Наклоняюсь ближе, прижимаюсь губами к ее уху.
– Давным-давно жила-была одна девушка, и была она печальна и одинока.
Меня словно пронизывает электрический разряд. Может быть, я смогу это сделать. Возможно, я могу достучаться до Марли, заставить ее мне поверить.
– Эта девушка рассказывала истории со счастливым концом, – продолжаю я, думая о потертой желтой тетради, полной записей Марли. Кто знает, где закончились записанные ею сказки и начались наши общие воспоминания? Впрочем, это неважно. Для меня всё это было по-настоящему, каждая страница – это часть моей жизни, проведенной вместе с Марли.
Я не сдамся, пока не верну эту жизнь, пока не верну Марли, и твердо знаю: наша история начинается прямо сейчас.
– Но самой себе эта девушка рассказывала только одну печальную историю, снова и снова.
Марли не двигается. Ее веки не дрожат, пальцы не подергиваются – ничего. Глубоко вздыхаю, решив брать пример с ритмично попискивающего монитора, заставляю себя продолжать.

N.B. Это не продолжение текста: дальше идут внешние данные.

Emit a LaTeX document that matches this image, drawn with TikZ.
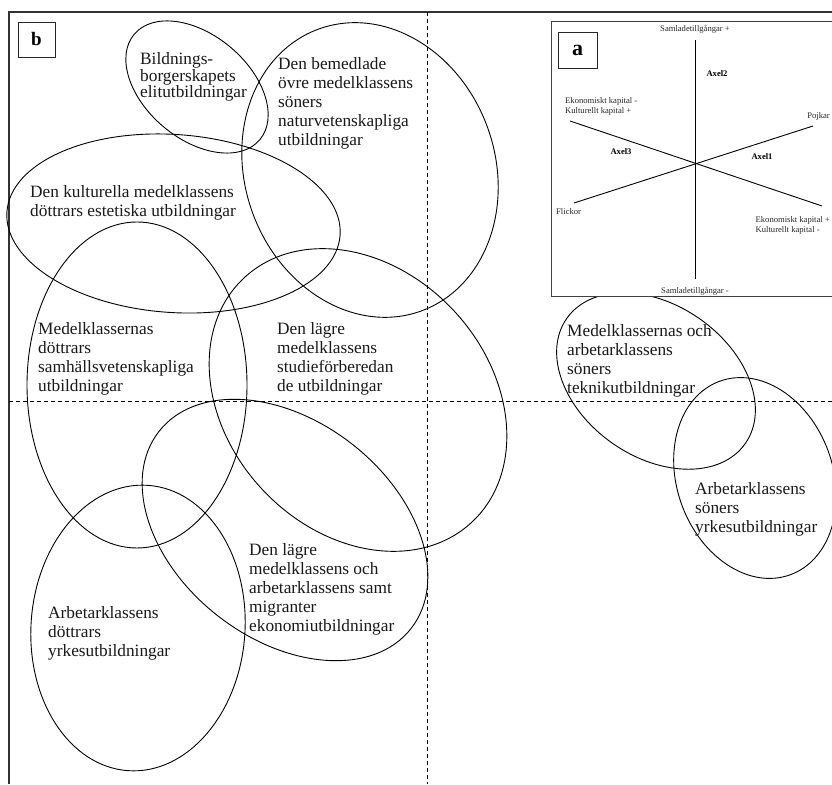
\documentclass[tikz,border=0pt]{standalone}
\usepackage{fontspec}
\setmainfont{Liberation Serif}
\begin{document}
\begin{tikzpicture}[x=1pt,y=1pt,
  lbl/.style={anchor=west, align=left, inner sep=0pt, text=black!90, font=\fontsize{17.3}{19}\selectfont},
  ell/.style={line width=0.9pt, black},
  frameline/.style={line width=1.1pt, black!80},
  dashline/.style={line width=0.9pt, black, dash pattern=on 4pt off 3pt},
  tiny/.style={inner sep=0pt, text=black!85, font=\fontsize{8.6}{10}\selectfont},
  tinyb/.style={inner sep=0pt, text=black, font=\fontsize{8.6}{10}\selectfont\bfseries},
  axisline/.style={line width=0.9pt, black}]
\useasboundingbox (0,0) rectangle (832,784);
\fill[white] (0,0) rectangle (832,784);
% outer frame
\coordinate (ftl) at (9,772);
\coordinate (ftr) at (832,772);
\coordinate (fbl) at (9,0);
\draw[frameline] (ftr) -- (ftl) -- (fbl);
% dashed axes
\coordinate (vt) at (427,772);
\coordinate (vb) at (427,0);
\coordinate (hl) at (9,383);
\coordinate (hr) at (832,383);
\draw[dashline] (vt) -- (vb);
\draw[dashline] (hl) -- (hr);
% ellipses
\draw[ell] (197,697) ellipse [x radius=82, y radius=52, rotate=-40];
\draw[ell] (370,614) ellipse [x radius=125, y radius=150, rotate=20];
\draw[ell] (173.5,560.5) ellipse [x radius=167, y radius=89, rotate=-4];
\draw[ell] (137,399) ellipse [x radius=110, y radius=163];
\draw[ell] (358,384) ellipse [x radius=167, y radius=131, rotate=-47];
\draw[ell] (285,254) ellipse [x radius=160, y radius=109, rotate=-38];
\draw[ell] (138,156) ellipse [x radius=107, y radius=143, rotate=-4];
\draw[ell] (656,403) ellipse [x radius=109, y radius=76, rotate=-35];
\draw[ell] (755,306) ellipse [x radius=78, y radius=103, rotate=20];
% labels
\node[lbl, font=\fontsize{17.3}{15}\selectfont] (bild) at (140,707) {Bildnings-\\borgerskapets\\elitutbildningar};
\node[lbl] (bemed) at (278,681) {Den bemedlade\\övre medelklassens\\söners\\naturvetenskapliga\\utbildningar};
\node[lbl] (kult) at (30,581.5) {Den kulturella medelklassens\\döttrars estetiska utbildningar};
\node[lbl] (samh) at (38,425.5) {Medelklassernas\\döttrars\\samhällsvetenskapliga\\utbildningar};
\node[lbl] (stud) at (277,425.5) {Den lägre\\medelklassens\\studieförberedan\\de utbildningar};
\node[lbl] (ekon) at (249,195) {Den lägre\\medelklassens och\\arbetarklassens samt\\migranter\\ekonomiutbildningar};
\node[lbl] (adott) at (48,151) {Arbetarklassens\\döttrars\\yrkesutbildningar};
\node[lbl] (tekn) at (567,423) {Medelklassernas och\\arbetarklassens\\söners\\teknikutbildningar};
\node[lbl] (ason) at (695,275) {Arbetarklassens\\söners\\yrkesutbildningar};
% b box
\node[draw=black!85, line width=0.9pt, minimum width=37pt, minimum height=35pt, inner sep=0pt,
      font=\fontsize{19}{21}\selectfont\bfseries] (bbox) at (36.5,744.5) {b};
% inset a
\filldraw[fill=white, draw=black!75, line width=1pt] (551,762) rectangle (845,487);
\node[draw=black!85, line width=0.9pt, minimum width=39pt, minimum height=36pt, inner sep=0pt,
      font=\fontsize{22}{24}\selectfont\bfseries] (abox) at (577.5,734) {a};
\coordinate (c) at (695,620);
\coordinate (vtop) at (695,744);
\coordinate (vbot) at (695,505);
\coordinate (fl) at (574,581);
\coordinate (pj) at (813,658);
\coordinate (ekl) at (570,663);
\coordinate (ekr) at (822,578);
\draw[axisline] (vtop) -- (vbot);
\draw[axisline] (fl) -- (pj);
\draw[axisline] (ekl) -- (ekr);
\node[tiny] (stop) at (695,755) {Samladetillgångar +};
\node[tiny] (sbot) at (695,493) {Samladetillgångar -};
\node[tinyb] (ax2) at (717,710) {Axel2};
\node[tinyb] (ax3) at (621,632) {Axel3};
\node[tinyb] (ax1) at (762,627) {Axel1};
\node[tiny, anchor=west, align=left] (ekm) at (565,678) {Ekonomiskt kapital -\\Kulturellt kapital +};
\node[tiny, anchor=east] (pojk) at (830,668) {Pojkar};
\node[tiny, anchor=west] (flick) at (556,572) {Flickor};
\node[tiny, anchor=east, align=left] (ekp) at (830,559) {Ekonomiskt kapital +\\Kulturellt kapital -};
\end{tikzpicture}
\end{document}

– И так было, пока девушка не встретила юношу. Они нашли друг друга, когда думали, что их истории уже подошли к концу. Вместе они начали писать новую историю, и впервые за долгое время девушка впустила в свою историю счастье. Она была счастлива с тем юношей, а он пообещал ей… никогда ее не отпускать.